*LISTED ENTRIES*
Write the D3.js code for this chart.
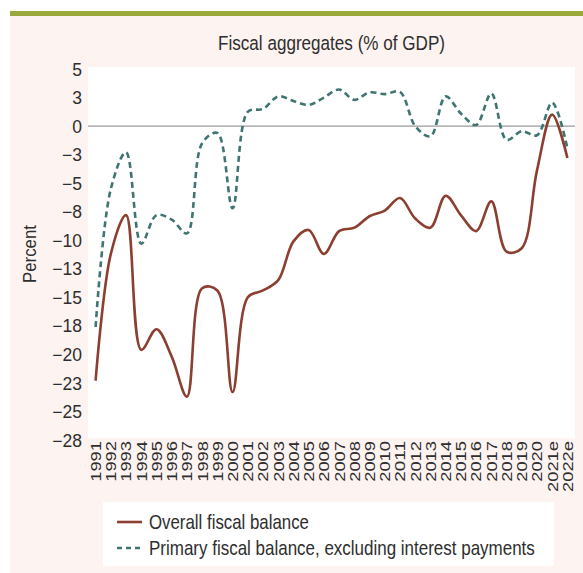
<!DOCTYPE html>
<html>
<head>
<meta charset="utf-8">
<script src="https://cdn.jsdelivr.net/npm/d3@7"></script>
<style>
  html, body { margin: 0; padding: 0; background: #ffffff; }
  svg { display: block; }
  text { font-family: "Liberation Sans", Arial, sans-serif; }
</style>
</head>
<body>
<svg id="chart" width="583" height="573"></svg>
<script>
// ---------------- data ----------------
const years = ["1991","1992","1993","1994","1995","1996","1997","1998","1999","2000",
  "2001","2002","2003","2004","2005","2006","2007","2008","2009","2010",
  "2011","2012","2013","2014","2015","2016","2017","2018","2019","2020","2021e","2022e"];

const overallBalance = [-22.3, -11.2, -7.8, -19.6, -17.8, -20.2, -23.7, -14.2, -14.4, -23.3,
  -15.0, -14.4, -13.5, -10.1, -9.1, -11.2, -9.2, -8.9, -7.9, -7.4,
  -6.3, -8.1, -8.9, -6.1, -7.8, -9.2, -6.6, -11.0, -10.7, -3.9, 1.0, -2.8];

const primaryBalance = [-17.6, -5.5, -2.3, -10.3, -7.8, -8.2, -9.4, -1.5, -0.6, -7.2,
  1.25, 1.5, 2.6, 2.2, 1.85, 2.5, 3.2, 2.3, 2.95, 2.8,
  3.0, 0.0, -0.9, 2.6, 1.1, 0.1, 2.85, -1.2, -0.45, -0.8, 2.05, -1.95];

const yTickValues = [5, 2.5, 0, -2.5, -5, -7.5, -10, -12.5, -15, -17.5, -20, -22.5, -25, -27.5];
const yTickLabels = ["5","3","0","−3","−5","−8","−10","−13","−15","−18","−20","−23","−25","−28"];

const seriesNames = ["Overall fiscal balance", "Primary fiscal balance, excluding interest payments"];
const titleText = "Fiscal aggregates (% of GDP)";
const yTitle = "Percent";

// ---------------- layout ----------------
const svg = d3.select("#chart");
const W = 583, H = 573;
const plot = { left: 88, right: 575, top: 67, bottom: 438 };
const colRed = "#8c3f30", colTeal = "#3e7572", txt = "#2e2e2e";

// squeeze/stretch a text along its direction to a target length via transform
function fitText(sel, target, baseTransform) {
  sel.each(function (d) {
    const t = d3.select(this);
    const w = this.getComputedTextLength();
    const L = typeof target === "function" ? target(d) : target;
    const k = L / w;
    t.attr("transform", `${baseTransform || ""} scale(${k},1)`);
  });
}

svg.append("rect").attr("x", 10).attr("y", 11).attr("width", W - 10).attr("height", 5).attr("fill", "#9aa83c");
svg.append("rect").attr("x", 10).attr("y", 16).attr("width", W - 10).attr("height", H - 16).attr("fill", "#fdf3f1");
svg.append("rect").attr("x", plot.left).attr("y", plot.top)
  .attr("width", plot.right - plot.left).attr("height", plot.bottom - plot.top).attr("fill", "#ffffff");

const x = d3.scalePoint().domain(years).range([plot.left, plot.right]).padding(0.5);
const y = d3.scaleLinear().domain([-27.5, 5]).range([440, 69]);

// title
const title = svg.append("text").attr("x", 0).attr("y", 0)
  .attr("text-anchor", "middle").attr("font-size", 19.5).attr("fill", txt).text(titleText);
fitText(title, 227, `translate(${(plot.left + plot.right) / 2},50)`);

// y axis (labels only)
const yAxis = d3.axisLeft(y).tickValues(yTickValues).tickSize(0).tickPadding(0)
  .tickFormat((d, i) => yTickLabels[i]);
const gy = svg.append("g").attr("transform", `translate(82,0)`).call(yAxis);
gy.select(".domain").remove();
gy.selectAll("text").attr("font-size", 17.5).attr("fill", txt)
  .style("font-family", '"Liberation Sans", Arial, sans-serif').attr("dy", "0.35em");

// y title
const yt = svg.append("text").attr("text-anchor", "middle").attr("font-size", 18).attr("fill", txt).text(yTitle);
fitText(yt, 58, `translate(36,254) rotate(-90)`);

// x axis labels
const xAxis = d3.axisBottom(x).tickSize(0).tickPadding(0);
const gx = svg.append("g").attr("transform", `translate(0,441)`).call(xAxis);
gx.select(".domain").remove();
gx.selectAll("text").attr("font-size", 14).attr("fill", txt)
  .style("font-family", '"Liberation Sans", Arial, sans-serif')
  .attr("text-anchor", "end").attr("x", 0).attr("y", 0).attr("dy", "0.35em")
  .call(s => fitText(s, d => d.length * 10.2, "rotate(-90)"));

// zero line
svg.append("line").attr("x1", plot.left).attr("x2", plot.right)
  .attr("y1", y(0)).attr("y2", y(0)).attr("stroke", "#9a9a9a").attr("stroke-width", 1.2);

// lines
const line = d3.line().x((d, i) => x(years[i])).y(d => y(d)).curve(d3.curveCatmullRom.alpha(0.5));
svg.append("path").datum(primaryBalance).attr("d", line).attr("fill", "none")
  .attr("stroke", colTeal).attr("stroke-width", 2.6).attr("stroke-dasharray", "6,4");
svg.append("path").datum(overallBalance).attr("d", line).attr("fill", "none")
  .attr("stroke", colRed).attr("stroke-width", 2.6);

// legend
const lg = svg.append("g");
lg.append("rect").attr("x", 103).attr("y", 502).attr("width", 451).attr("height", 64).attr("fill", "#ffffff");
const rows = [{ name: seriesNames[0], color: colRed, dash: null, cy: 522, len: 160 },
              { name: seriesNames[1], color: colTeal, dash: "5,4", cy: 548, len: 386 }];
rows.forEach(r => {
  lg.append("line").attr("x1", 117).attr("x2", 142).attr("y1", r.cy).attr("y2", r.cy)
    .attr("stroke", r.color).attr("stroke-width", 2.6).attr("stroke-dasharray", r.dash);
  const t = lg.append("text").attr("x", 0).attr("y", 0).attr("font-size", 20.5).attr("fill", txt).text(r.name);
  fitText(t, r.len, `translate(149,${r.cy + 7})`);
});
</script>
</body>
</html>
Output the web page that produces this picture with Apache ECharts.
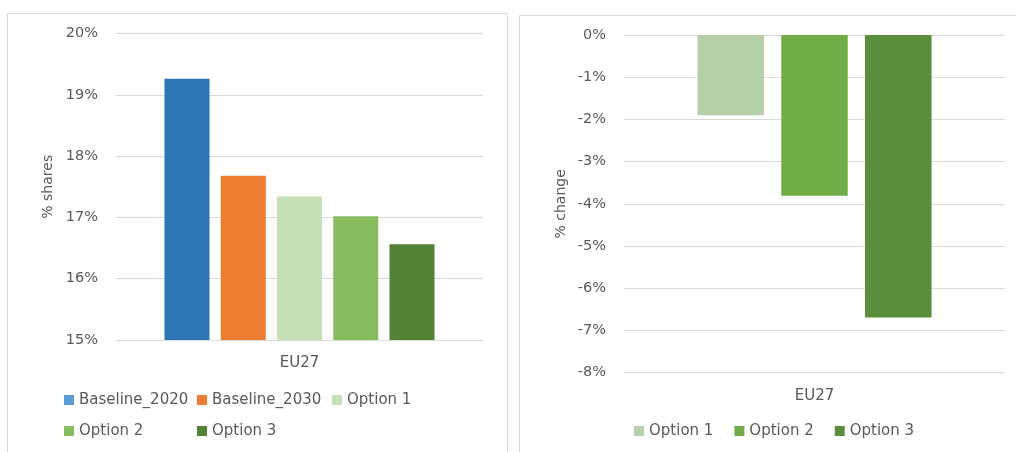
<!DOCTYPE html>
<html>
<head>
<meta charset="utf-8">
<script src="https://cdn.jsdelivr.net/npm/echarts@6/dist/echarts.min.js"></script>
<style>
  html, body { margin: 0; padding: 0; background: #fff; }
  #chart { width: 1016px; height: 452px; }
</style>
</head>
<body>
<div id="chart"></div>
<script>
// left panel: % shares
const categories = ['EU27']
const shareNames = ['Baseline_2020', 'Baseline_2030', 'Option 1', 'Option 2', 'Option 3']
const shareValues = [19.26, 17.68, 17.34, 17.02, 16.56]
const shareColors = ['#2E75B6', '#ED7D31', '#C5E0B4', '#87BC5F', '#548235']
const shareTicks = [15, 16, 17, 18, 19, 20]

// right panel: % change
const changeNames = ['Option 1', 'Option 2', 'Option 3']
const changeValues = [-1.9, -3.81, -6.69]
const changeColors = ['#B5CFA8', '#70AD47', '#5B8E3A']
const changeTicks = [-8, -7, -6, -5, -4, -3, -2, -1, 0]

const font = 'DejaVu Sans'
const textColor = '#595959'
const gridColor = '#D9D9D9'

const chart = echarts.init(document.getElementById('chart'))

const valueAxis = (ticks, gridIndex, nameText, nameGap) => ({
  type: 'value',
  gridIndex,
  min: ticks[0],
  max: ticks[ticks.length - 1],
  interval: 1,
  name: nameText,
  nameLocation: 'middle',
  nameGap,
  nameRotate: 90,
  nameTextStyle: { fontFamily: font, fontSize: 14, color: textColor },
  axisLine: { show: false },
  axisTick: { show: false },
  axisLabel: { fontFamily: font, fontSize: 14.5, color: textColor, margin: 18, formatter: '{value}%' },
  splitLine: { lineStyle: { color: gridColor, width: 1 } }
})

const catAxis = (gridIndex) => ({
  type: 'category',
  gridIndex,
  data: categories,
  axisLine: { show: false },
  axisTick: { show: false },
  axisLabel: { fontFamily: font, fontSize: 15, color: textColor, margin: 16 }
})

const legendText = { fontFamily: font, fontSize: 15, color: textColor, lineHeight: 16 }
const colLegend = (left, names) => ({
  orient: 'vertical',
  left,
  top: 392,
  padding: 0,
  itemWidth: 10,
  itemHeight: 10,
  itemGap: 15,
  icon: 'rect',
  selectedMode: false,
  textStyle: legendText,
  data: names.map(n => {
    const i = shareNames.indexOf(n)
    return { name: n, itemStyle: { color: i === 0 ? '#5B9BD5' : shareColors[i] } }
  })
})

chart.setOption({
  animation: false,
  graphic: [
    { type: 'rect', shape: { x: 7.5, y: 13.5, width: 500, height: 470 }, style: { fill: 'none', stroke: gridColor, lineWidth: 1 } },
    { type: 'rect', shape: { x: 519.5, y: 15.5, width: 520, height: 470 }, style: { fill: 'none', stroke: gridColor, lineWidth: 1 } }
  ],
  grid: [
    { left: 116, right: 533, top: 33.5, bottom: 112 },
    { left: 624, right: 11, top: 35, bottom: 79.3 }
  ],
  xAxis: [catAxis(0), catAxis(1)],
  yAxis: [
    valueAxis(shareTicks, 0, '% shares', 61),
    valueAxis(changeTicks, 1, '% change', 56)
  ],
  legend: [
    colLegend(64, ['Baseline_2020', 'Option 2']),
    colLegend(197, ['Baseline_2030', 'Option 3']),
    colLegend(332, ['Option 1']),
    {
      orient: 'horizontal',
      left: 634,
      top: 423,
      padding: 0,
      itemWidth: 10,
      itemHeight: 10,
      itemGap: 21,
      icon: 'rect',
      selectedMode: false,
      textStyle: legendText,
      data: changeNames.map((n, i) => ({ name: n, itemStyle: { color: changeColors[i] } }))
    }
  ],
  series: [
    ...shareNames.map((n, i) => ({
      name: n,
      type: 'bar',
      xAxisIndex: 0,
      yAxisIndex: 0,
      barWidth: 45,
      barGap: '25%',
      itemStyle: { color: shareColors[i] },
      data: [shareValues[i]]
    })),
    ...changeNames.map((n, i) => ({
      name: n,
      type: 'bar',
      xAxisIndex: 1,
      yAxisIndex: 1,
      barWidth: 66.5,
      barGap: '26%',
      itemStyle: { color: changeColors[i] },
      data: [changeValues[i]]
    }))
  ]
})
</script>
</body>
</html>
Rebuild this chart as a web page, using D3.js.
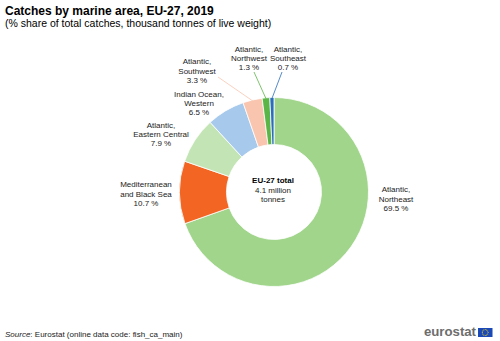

*PROMPT*
Repeat, exactly and in full, each line from the start of the data to the line that contains "-0.8, 2.05, -1.95];". Pictures do not go in.

*RESPONSE TO THIS TASK*
Write the D3.js code for this chart.
<!DOCTYPE html>
<html>
<head>
<meta charset="utf-8">
<script src="https://cdn.jsdelivr.net/npm/d3@7"></script>
<style>
  html, body { margin: 0; padding: 0; background: #ffffff; }
  svg { display: block; }
  text { font-family: "Liberation Sans", Arial, sans-serif; }
</style>
</head>
<body>
<svg id="chart" width="583" height="573"></svg>
<script>
// ---------------- data ----------------
const years = ["1991","1992","1993","1994","1995","1996","1997","1998","1999","2000",
  "2001","2002","2003","2004","2005","2006","2007","2008","2009","2010",
  "2011","2012","2013","2014","2015","2016","2017","2018","2019","2020","2021e","2022e"];

const overallBalance = [-22.3, -11.2, -7.8, -19.6, -17.8, -20.2, -23.7, -14.2, -14.4, -23.3,
  -15.0, -14.4, -13.5, -10.1, -9.1, -11.2, -9.2, -8.9, -7.9, -7.4,
  -6.3, -8.1, -8.9, -6.1, -7.8, -9.2, -6.6, -11.0, -10.7, -3.9, 1.0, -2.8];

const primaryBalance = [-17.6, -5.5, -2.3, -10.3, -7.8, -8.2, -9.4, -1.5, -0.6, -7.2,
  1.25, 1.5, 2.6, 2.2, 1.85, 2.5, 3.2, 2.3, 2.95, 2.8,
  3.0, 0.0, -0.9, 2.6, 1.1, 0.1, 2.85, -1.2, -0.45, -0.8, 2.05, -1.95];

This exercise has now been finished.